Institutional members access full text with Ovid®

Share this article on:

Fifty Men, 3510 Marathons, Cardiac Risk Factors, and Coronary Artery Calcium Scores.

Roberts, William O.; Schwartz, Robert S.; Garberich, Ross F.; Carlson, Samantha; Knickelbine, Thomas; Schwartz, Jonathan G.; Peichel, Gretchen; Lesser, John R.; Wickstrom, Kelly; Harris, Kevin M.
Medicine & Science in Sports & Exercise: Post Acceptance: July 17, 2017
doi: 10.1249/MSS.0000000000001373
Original Investigation: PDF Only

Introduction/Purpose: Many male marathon runners have elevated coronary artery calcium (CAC) scores despite high physical activity. We examined the association between CAC scores, cardiovascular risk factors, and lifestyle habits in long term marathoners.

Methods: We recruited men who had run >=1 marathon annually for 25 consecutive years. CAC was assessed using coronary computed tomography angiography. Atherosclerotic cardiovascular disease (CAD) risk factors were measured with a 12-lead ECG, serum lipid panel, height, weight, resting blood pressure and heart rate, and a risk factor questionnaire.

Results: Fifty males, mean age 59 +/- 0.9 years with a combined total of 3,510 marathons (median 58.5; range 27-171), had a mean BMI of 22.44 m2/kg +/- 0.4, HDL and LDL cholesterols of 58 +/- 1.6 and 112 +/- 3.7 mg/dL, and CAC scores from 0 to 3,153. CAC scores varied from zero in 16 runners, to 1-100 in 12, 101-400 in 12, and >400 in 10. There was no statistical difference in the number of marathons run between the 4 groups. Compared to marathoners with no CAC, marathoners with moderate and extensive CAC were older (p=0.002), started running at an older age (p=0.003), were older when they ran their first marathon (p=0.006), and had more CAD risk factors (p=0.005); and marathoners with more CAC had higher rates of previous tobacco use (p=0.002) and prevalence of hyperlipidemia (p=0.01).

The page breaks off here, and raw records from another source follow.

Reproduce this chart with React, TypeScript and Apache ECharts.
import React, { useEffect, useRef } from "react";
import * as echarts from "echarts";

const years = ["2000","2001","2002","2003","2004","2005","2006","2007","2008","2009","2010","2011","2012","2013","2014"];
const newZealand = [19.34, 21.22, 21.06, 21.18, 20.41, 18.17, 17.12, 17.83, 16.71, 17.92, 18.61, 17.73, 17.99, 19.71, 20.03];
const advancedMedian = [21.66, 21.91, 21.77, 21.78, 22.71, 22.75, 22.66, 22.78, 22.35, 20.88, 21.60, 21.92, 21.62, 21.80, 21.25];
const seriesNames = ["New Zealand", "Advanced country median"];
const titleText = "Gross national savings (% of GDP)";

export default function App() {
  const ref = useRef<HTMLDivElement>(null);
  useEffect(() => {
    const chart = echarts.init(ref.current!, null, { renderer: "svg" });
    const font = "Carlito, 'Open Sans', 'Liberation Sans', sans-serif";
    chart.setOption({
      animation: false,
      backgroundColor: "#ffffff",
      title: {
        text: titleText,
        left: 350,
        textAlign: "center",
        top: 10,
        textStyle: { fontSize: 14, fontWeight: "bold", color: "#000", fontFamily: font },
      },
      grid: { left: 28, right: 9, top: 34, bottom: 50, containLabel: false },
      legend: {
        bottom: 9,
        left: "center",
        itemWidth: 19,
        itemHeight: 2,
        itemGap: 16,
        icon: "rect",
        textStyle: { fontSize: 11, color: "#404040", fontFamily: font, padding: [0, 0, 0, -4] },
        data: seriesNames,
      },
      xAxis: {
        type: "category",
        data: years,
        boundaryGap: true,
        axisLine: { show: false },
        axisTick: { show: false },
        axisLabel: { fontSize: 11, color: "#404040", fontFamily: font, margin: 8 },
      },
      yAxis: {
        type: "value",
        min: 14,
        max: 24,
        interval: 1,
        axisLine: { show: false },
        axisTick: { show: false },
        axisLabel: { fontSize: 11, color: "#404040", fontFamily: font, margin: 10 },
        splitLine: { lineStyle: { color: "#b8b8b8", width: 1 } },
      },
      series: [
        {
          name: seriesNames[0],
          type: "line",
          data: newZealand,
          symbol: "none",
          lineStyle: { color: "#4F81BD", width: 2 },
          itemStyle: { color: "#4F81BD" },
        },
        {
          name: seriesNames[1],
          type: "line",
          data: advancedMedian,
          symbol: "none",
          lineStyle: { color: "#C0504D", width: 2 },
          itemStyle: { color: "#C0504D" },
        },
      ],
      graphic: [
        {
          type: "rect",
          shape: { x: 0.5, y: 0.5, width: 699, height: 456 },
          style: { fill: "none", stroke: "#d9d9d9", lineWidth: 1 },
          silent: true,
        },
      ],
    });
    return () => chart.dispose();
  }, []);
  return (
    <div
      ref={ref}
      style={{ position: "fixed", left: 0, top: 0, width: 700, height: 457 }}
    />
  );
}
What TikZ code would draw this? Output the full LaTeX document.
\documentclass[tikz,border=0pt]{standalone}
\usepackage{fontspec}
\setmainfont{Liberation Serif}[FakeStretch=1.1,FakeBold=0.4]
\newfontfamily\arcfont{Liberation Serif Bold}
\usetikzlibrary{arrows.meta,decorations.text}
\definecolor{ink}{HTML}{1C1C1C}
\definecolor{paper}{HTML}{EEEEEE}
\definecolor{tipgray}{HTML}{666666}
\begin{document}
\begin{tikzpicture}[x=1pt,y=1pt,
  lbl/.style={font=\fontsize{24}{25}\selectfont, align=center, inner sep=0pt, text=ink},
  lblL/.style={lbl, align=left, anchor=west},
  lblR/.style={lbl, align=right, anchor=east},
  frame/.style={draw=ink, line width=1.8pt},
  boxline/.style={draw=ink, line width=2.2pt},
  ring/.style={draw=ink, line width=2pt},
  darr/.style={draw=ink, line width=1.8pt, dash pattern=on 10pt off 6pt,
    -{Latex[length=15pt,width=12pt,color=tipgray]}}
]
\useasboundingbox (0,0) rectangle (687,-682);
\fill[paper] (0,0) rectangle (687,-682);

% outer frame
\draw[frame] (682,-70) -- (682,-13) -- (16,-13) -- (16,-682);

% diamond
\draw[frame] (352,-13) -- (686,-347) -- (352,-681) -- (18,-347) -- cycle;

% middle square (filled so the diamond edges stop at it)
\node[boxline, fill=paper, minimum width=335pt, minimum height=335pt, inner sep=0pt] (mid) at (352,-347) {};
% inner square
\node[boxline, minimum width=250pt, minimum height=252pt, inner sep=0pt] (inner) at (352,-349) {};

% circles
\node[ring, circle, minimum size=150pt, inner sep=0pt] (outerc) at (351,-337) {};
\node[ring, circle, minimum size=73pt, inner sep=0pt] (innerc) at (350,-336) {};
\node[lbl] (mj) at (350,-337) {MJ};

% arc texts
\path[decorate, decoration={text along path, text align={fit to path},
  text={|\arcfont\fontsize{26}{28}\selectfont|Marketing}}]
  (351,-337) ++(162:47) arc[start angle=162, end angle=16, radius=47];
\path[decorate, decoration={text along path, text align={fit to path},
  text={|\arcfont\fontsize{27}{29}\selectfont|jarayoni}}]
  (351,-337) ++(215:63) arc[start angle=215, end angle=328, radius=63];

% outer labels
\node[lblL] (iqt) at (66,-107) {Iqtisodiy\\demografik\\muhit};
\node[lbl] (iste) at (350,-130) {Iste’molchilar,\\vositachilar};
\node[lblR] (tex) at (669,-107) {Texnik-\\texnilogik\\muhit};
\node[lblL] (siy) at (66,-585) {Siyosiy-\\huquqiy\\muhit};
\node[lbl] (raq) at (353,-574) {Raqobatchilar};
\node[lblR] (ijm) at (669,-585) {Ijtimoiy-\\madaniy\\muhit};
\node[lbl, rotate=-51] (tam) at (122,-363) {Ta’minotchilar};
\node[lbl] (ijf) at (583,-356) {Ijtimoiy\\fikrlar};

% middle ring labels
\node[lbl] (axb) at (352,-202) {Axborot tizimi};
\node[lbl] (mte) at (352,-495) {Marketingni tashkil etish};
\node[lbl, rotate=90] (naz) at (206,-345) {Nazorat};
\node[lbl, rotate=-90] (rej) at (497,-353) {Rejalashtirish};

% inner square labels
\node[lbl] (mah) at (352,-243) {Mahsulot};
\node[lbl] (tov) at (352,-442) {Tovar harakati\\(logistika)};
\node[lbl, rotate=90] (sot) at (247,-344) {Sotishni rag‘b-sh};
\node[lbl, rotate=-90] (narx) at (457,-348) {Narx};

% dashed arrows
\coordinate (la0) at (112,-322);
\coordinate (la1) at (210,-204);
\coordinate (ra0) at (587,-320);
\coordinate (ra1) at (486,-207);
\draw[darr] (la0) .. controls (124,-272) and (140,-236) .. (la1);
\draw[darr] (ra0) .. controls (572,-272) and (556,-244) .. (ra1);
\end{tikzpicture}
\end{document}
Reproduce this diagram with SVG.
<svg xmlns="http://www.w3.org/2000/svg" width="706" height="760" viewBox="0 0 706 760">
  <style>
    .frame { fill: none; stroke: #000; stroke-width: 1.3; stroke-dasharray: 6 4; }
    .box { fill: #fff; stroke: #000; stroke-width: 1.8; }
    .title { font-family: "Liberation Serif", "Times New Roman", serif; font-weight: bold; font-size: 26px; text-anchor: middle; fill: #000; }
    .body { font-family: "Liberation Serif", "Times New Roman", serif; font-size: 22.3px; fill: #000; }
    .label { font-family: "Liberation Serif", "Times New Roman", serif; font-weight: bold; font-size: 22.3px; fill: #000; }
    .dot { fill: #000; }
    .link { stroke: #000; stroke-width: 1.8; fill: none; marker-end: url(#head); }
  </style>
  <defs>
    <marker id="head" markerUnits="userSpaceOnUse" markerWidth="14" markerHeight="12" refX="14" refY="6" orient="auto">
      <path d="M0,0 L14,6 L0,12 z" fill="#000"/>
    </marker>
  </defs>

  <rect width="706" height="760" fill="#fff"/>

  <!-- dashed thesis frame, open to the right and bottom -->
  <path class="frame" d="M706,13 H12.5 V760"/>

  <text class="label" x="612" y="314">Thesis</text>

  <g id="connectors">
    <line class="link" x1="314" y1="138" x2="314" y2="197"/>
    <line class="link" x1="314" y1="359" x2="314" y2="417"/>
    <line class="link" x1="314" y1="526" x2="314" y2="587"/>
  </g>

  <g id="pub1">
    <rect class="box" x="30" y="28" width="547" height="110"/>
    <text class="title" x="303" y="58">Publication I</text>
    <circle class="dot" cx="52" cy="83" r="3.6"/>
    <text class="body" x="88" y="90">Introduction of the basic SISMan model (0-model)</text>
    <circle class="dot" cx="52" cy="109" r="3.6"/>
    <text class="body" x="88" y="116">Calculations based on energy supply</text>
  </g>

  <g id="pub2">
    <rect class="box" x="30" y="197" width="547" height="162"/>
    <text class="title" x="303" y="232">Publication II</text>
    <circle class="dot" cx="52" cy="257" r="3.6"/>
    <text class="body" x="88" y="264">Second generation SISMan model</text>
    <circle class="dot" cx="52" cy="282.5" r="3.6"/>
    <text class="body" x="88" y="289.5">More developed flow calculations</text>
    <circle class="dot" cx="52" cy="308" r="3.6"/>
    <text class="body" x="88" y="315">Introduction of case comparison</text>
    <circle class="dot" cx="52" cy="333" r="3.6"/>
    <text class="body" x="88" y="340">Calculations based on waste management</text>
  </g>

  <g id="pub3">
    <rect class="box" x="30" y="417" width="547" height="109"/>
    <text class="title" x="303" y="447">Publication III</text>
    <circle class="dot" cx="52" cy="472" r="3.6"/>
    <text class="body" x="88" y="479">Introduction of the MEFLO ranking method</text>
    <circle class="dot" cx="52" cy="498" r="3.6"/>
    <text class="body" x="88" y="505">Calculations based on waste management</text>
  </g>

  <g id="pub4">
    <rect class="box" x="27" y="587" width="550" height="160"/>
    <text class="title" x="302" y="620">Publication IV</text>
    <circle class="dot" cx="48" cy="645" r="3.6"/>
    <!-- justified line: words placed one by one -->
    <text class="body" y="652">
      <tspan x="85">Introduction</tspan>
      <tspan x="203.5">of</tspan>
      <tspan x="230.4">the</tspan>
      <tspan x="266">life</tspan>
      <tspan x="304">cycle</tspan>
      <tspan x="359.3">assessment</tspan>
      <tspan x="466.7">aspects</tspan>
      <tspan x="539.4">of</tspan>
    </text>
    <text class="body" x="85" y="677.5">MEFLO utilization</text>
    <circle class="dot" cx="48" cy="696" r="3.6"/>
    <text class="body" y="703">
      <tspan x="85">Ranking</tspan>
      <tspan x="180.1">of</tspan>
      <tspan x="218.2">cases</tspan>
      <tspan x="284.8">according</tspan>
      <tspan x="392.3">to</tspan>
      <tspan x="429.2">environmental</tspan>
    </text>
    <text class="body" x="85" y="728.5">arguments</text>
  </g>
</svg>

Conclusion: Among experienced males who have run marathons for 26-34 years and completed between 27-171 marathons, CAC score is related to CAD risk factors and not the number of marathons run or years of running. This suggests that among long-term marathoners, more endurance exercise is not associated with an increased risk of CAC.